For dynamically typed languages like Suneido query functions can easily return an error value like false or a string. If you forget to check for errors it will usually cause a runtime error. But if you forget to check for errors with a command function, they'll be lost. It might cause a problem later but that can be hard to debug.

From the perspective of using the API, both approaches have pros and cons.

checking a return value is generally faster and less code than try-catch
it's too easy to forget to check a command return value, especially if failure is rare
you can't forget to check an exception (unless you have a try-catch somewhere that deliberately ignores exceptions)
return values have to be checked on every call, exceptions can be handled for larger scopes

C++ and C have nodiscard and Java has JSR-305 @CheckReturnValue annotation but these are static compile time checks, not a good fit for a dynamic language like Suneido.
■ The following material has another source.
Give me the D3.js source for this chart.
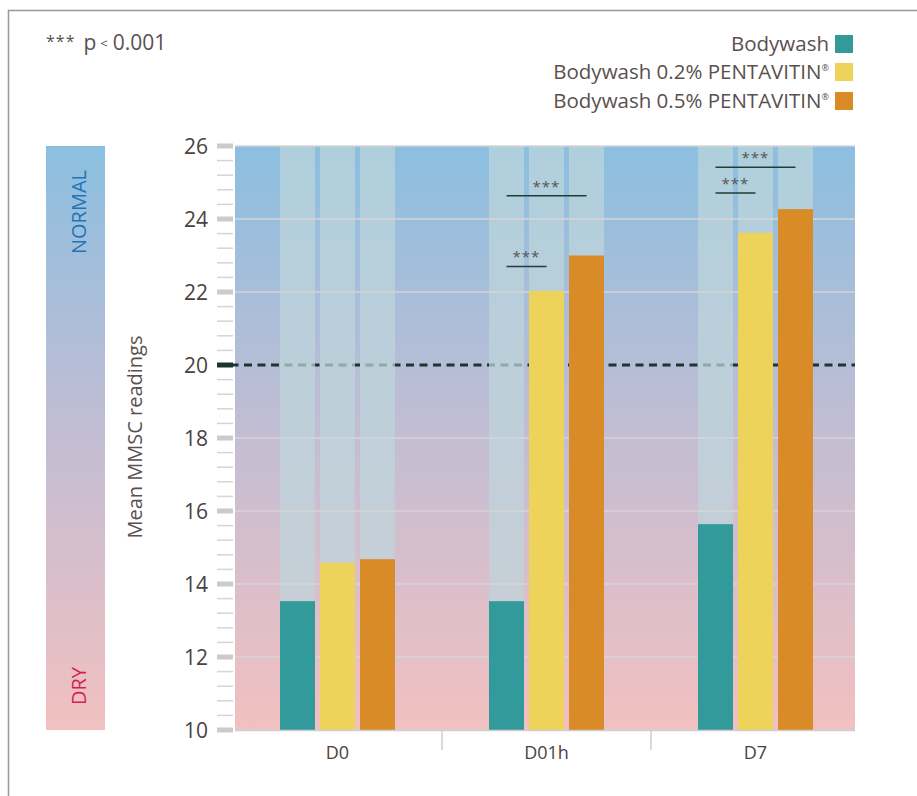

I came up with the idea of "return throw" (avoiding the need for a new keyword). It returns a value like a regular return. But if the return value is not used (discarded) then it throws an exception.

As I started to use this, I realized it could be more dynamic. A successful return could be just a regular (ignorable) return. whereas error returns could be return throw.

if error
    return throw false
return true

That got a little repetitive so I changed return throw to automatically treat true and "" as success. i.e. a return throw of true or "" would be treated as a normal return and the result could be ignored. But a return throw of any other value e.g. false or "invalid foo" would throw if the result was ignored.

Another issue was if F() did return throw, and G() did return F() that shouldn't be treated as "using" the result. Luckily that turned out to be relatively easy to handle.

I made a bunch of the built-in functions return throw and that has helped track down a few issues. Otherwise it isn't too popular yet. Hopefully it will prove worthwhile in the long run.